With respect to her factual findings, Vice-Chair Pickel detailed many of the daily abuses experienced by Police Constable McWilliam, which included sexual innuendos and solicitations from male supervisors, such as gesturing how they masturbate and “orally pleasure women”; giving Police Constable McWilliam handwritten notes stating that she was “smokin’ hot”; and viewing, discussing and sharing pictures of Police Constable McWilliam throughout her workplace. As detailed by the Vice-Chair, many officers were so inured to this type of behaviour that they failed to recognize it as inappropriate workplace conduct.
Vice-Chair Pickel further found that Police Constable McWilliam satisfied her onus of establishing on a balance of probabilities that the individual respondent committed an act of sexual assault by forcibly kissing Police Constable McWilliam without her consent. Police Constable McWilliam’s testimony was found “to be clear, forthright, detailed and very specific” in this regard.
In relation to these findings, Vice-Chair Pickel found that the poisoned work environment, sexual harassment, sexual assault, and discrimination experienced by Police Constable McWilliam were so routine and rampant throughout the Toronto Police Service that they had “formed part of a pattern or series of similar incidents to which [Police Constable McWilliam] was subjected and which became a condition of her employment.”
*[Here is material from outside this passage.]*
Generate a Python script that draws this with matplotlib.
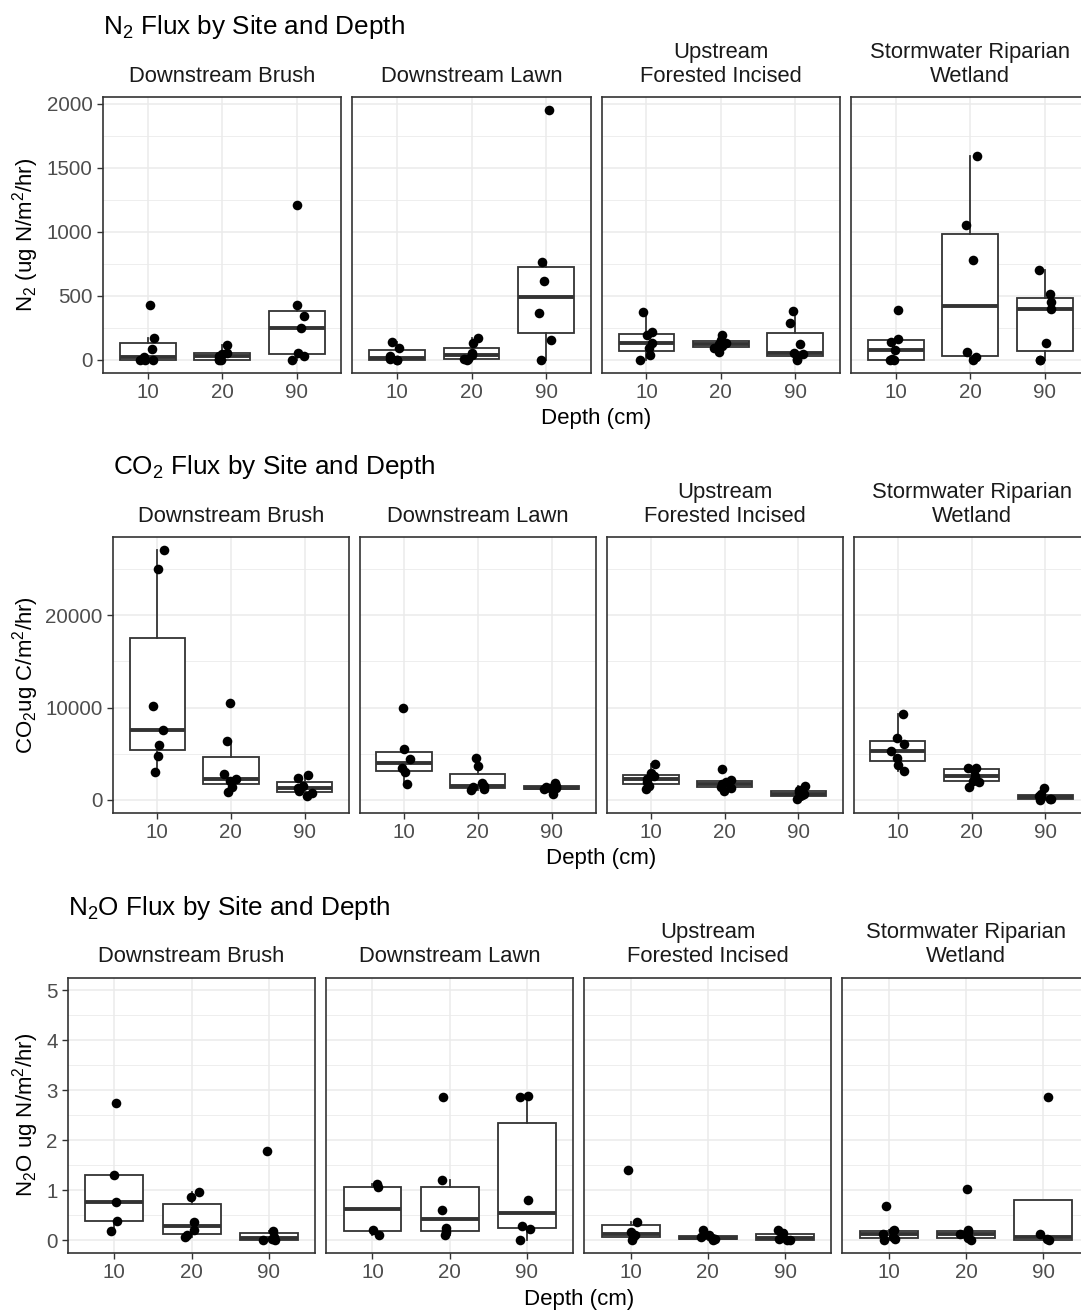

Vice-Chair Pickel consequently ordered the Toronto Police Services Board to pay to Police Constable McWilliam $75,000 as compensation for injury to her dignity, feelings and self-respect. A further $10,000 was ordered jointly and severally against the individual Respondent, former Sergeant Angelo Costa, and the Toronto Police Services Board in relation to the sexual assault and other incidents of sexual harassment committed by former Sergeant Costa against Police Constable McWilliam.
Recognizing the deeply systemic issues that exist throughout the Toronto Police Service, Vice-Chair Pickel also ordered extensive public interest remedies against the Toronto Police Services Board. The Decision included orders requiring the Toronto Police Services Board to do the following:
Develop a Human Rights Strategy;
Retain an external expert on policing and human rights to conduct additional training for supervisors;
Provide annual training for all officers on sexual harassment, human rights, and poisoned work environments;
Track and report on internal human rights complaints; and
Amend internal reporting forms to ensure that they are compliant with the Human Rights Code.